このコーナーでは、ちょっと物足りない過去絵を修正・加筆しています。
イラストの物足りない点の見分け方、修正加筆の手順について、少しでもイラストを描かれる方の参考になれば幸いです。
今回のお題絵
これは本当に落描きで適当に描き始めたら、筆が乗ってきてここまで描いちゃっただけの絵です。
構図もわけわからないし、何描いてるのかすらわけわからないのですが、なにやら勢いだけはあるのでちょっと加筆してみるかと思い立ちました。
修正の考察
この絵について、まず気になるのは顔です。
あまりにも四角い頭。
さすがにあんまりなのでここに手を入れてみます。
マシになりましたけど、これだけではさすがにつまらないのでもう少し考察してみます。
②頭に奥行きというか、丸みが感じられないので平面的なイラストに見えます。これはこれで悪くはないのですが、もう少しリアルよりにしてもいいかなと思いました。
③頭に奥行きを出すのであれば、体も少し立体的に加筆するべきだと思いました。
④右半分は一体何を表現しているかが謎なので、もう少しストーリーを加えたいと思いました。
この方向性で少し手を動かします。
頭と体に立体感が加わることにより、背景にも立体感が出せそうな感じになりました。
右側に青味を加えることにより色彩の幅が広がり、汚らしい印象が無くなった気もします。

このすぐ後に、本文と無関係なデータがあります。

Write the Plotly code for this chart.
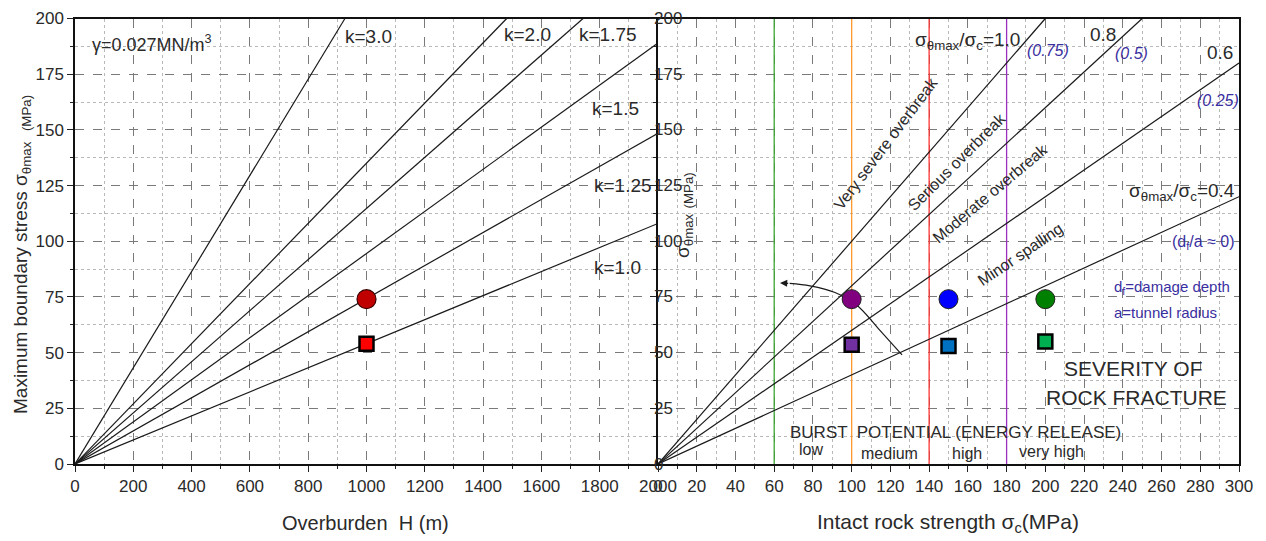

ここからひたすらに描き進めていくのですが、大きなイラストを描くときのコツとして、一枚の絵をいくつかの区画に分けて描くと楽に描けたりします。
たとえば今回のこの絵は、3つの区画に分かれていると考えると格段に描きやすくなります。
①の部分は俯瞰(上から見下ろした風景)です。アイレベルより下なのでここには思い切り俯瞰な背景を描きます。今回は地面に描かれた魔法陣のようなものを描きます。
②の部分はあおり(下から見上げた風景)です。アイレベルより上なのでここには思い切りあおりな背景を描きます。今回は空と飛んでいる龍を描きます。
③の部分は背景を俯瞰に描く事で前に突き出された手を表現する部分となっています。
境界部に線を入れたりあおりでも俯瞰でもない背景(獣のような生き物と、右上の人物のシルエット)を置くことで絵を繋いでいるため、3区画に分けても違和感は出にくいようになっています。
前々回でもこの手法は使っていました(ジェットコースターの線路で二つの区画に分割しています)
一枚の絵を一枚の絵として描くのが難しい、パースを苦手とする方にはこの描き方をオススメします。
ビフォーアフター
修正した絵がこちら。
初めの落描きよりはだいぶ絵として見ごたえが出てきたように思います。
なんかちょっと顔が微妙なので気が向けば加筆修正するかもしれませんが、とりあえずこれにてお終いとします。